Small Business Performance Metrics
When it’s time to build a business most entrepreneurs don’t think about the statistics. Sure, we’ll do a business plan and fudge some numbers here and there to make it look good and get that nice “hockey stick” look to it which makes investors drool (or ask about your sanity). But once we’ve started the company we look back and think “Oh crap! How do we measure our success?”
That’s the defining moment. Right there. You just had it. The dawning moment you just had about your own business or hobby a split second ago.
Do you even know what your biggest indicators of success are?
Ok, sure… you all just said “Sure I do. If I have more money in the bank this month than I did last month.” We all have that metric if we’re running a for-profit company. But that’s the end result. It’s not the journey. You need to ask how to get all that money in your bank account, and that requires something different.
Each business has it’s own KPIs. These are Key Performance Indicators, and what that big fancy acronym really should stand for is your own knowledge of what’s going to make you successful. If you don’t know your KPI(s), you haven’t asked the right questions yet.
So, instead of berate you all day long, I’m going to give you ours here at Perfect Space. Now, one thing to understand is that these are helpful to our business, and we are iterating on these often. These might not be right for your industry or even your business if you’re a competitor of ours. A second thing to realize is that we have other KPIs which aren’t mentioned here which are specific to our competitive advantage and are kept secret. If you don’t have some secret metrics, you probably don’t understand what your competitive advantage is or should be – and that will make you less effective in marketing your services.
Without futher ado, here are our small business performance metrics:
- For each project (across employees) during it’s lifetime …
- Break even point in number of hours
- Total number of hours spent vs % completion
- Max hours estimated for this project
- Current gross profit %
- For each employee (across projects) during a period …
- Hours billed to projects
- Hours worked
- Revenue billed to projects / total cost (gross profit %)
- For the company as a whole during a week …
- Profit / number of hours worked (gross profit per hour)
- Revenue generated / hours worked (percentage of labor direct)
The important pieces above are the bold ones. The normal (non-bold) items are only there to show the causes of any negative metric or downturn that we might have. I’ll explain why each bold item is important in our business and industry below.

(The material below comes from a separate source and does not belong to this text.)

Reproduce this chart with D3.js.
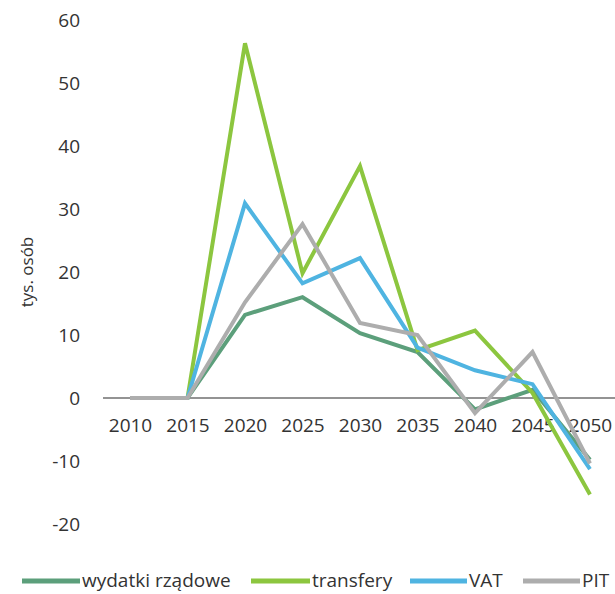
<!DOCTYPE html>
<html>
<head>
<meta charset="utf-8">
<script src="https://cdn.jsdelivr.net/npm/d3@7"></script>
<style>
  body { margin: 0; background: #fff; }
  svg { display: block; font-family: "Open Sans", sans-serif; }
  text { fill: #333; }
</style>
</head>
<body>
<script>
// Dane
var lata = [2010, 2015, 2020, 2025, 2030, 2035, 2040, 2045, 2050];
var wydatki = [0, 0, 13.2, 16, 10.3, 7.3, -1.8, 1.3, -9.8];
var transfery = [0, 0, 56.3, 19.8, 36.8, 7.6, 10.7, 0.8, -15.3];
var vat = [0, 0, 30.9, 18.2, 22.2, 8, 4.4, 2.2, -11.3];
var pit = [0, 0, 15.2, 27.6, 11.9, 10, -2.4, 7.3, -10.4];
var osY = [-20, -10, 0, 10, 20, 30, 40, 50, 60];

var serie = [
  { nazwa: "wydatki rządowe", wartosci: wydatki, kolor: "#5c9f7b" },
  { nazwa: "transfery", wartosci: transfery, kolor: "#8cc63f" },
  { nazwa: "VAT", wartosci: vat, kolor: "#4fb4e1" },
  { nazwa: "PIT", wartosci: pit, kolor: "#adadad" }
];

var width = 615, height = 594;

var svg = d3.select("body").append("svg")
  .attr("width", width)
  .attr("height", height);

// Skale
var x = d3.scalePoint().domain(lata).range([130, 590]);
var y = d3.scaleLinear().domain([-20, 60]).range([524, 20]);

// Oś Y
var gy = svg.append("g")
  .attr("transform", "translate(82,0)")
  .call(d3.axisLeft(y).tickValues(osY).tickSize(0).tickPadding(2)
          .tickFormat(function(d) { return String(d); }));
gy.select(".domain").remove();
gy.selectAll("text").style("font-size", "19px").style("fill", "#333").style("font-family", "Open Sans");

svg.append("text")
  .attr("transform", "translate(33," + y(20) + ") rotate(-90)")
  .attr("text-anchor", "middle")
  .style("font-size", "17px")
  .text("tys. osób");

// Linia zera
svg.append("line")
  .attr("x1", 103).attr("x2", width)
  .attr("y1", y(0)).attr("y2", y(0))
  .attr("stroke", "#939393")
  .attr("stroke-width", 2);

// Oś X
var gx = svg.append("g")
  .attr("transform", "translate(0," + y(0) + ")")
  .call(d3.axisBottom(x).tickSize(0).tickPadding(21));
gx.select(".domain").remove();
gx.selectAll("text").style("font-size", "19px").style("fill", "#333").style("font-family", "Open Sans");

// Linie
var line = d3.line()
  .x(function(d, i) { return x(lata[i]); })
  .y(function(d) { return y(d); });

serie.forEach(function(s) {
  svg.append("path")
    .datum(s.wartosci)
    .attr("fill", "none")
    .attr("stroke", s.kolor)
    .attr("stroke-width", 4)
    .attr("stroke-linejoin", "miter")
    .attr("d", line);
});

// Legenda
var pozycje = [[22, 80], [251, 310], [410, 467], [523, 580]];
var leg = svg.append("g");
serie.forEach(function(s, i) {
  leg.append("line")
    .attr("x1", pozycje[i][0]).attr("x2", pozycje[i][1])
    .attr("y1", 581).attr("y2", 581)
    .attr("stroke", s.kolor)
    .attr("stroke-width", 5);
  leg.append("text")
    .attr("x", pozycje[i][1] + 2)
    .attr("y", 587)
    .style("font-size", "19px")
    .text(s.nazwa);
});
</script>
</body>
</html>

Current gross profit % per project: This metric is important because we need to know when we’re spending too much time on a project. We don’t want to know that we’re over budget when we are finished with it. By then, it’s too late. We need to know in the middle of the project – or preferably at any point in the project. Most service companies get into trouble with projects because they either (a) don’t estimate the initial hours properly or (b) don’t control scope creep. Since we’re growing quickly, we need to be able to know at a moment’s notice so we can figure out why a project might be using too many hours and correct the problem before we get to the end of it’s time line.
Gross profit % per employee: In our case, developers have a direct correlation to the amount of revenue we make. The gross profit per employee statistic allows us to evaluate whether our relationship with an employee is sustainable (eg, is the employee making the company money or not?). In our case, this is a pretty easy statistic to measure considering we have two types of clients; pay per hour and flat bid where we estimate the number of hours it will take to perform the job. Both methods come down to an hourly rate, so our employees must be able to create enough revenue to pay for themselves, the taxes incurred in hiring them and our other overhead and expenses. If someone’s not doing their job, this number will show it quickly.
Profit / number of hours worked (gross profit per hour): Our company-wide metrics like this and the next have to do solely with whether or not we’re able to be sustainable as a whole. Deviations in this number could be caused by a myriad of different variables so we’ll start seeing patterns emerge in work environment, number of days in the work week, major events or news items, etc. We’ll control what we can and mitigate the rest of the risk. Regardless, without this number, we can’t really know whether we’re operating at full speed.
Revenue generated / hours worked (percentage of labor direct): This stat is simply one of knowing our overall productivity for the week. The better we can make our own lives and those of our employees, the more productive we expect to be. We’re going to test this theory with every variable we can think of, but in the end this metric should increase the more we’re able to work effectively.
So now you’ve seen what we measure, but the real question isn’t what we measure, it’s what you measure. Your business is most likely different than ours, so you need to come up with your own KPIs – maybe even for different parts of your organization. Perhaps you need to measure how many contacts a sales person has touched in a week. What percentage of calls did you get an email address from? How many visitors landed on a page and clicked the call to action? I don’t know what your metrics are, but you should.
It may be boring to create these, but the easy way to think about this kind of administrative work is when it’s all simplified down to money in the bank. What gets you more money? Measure that.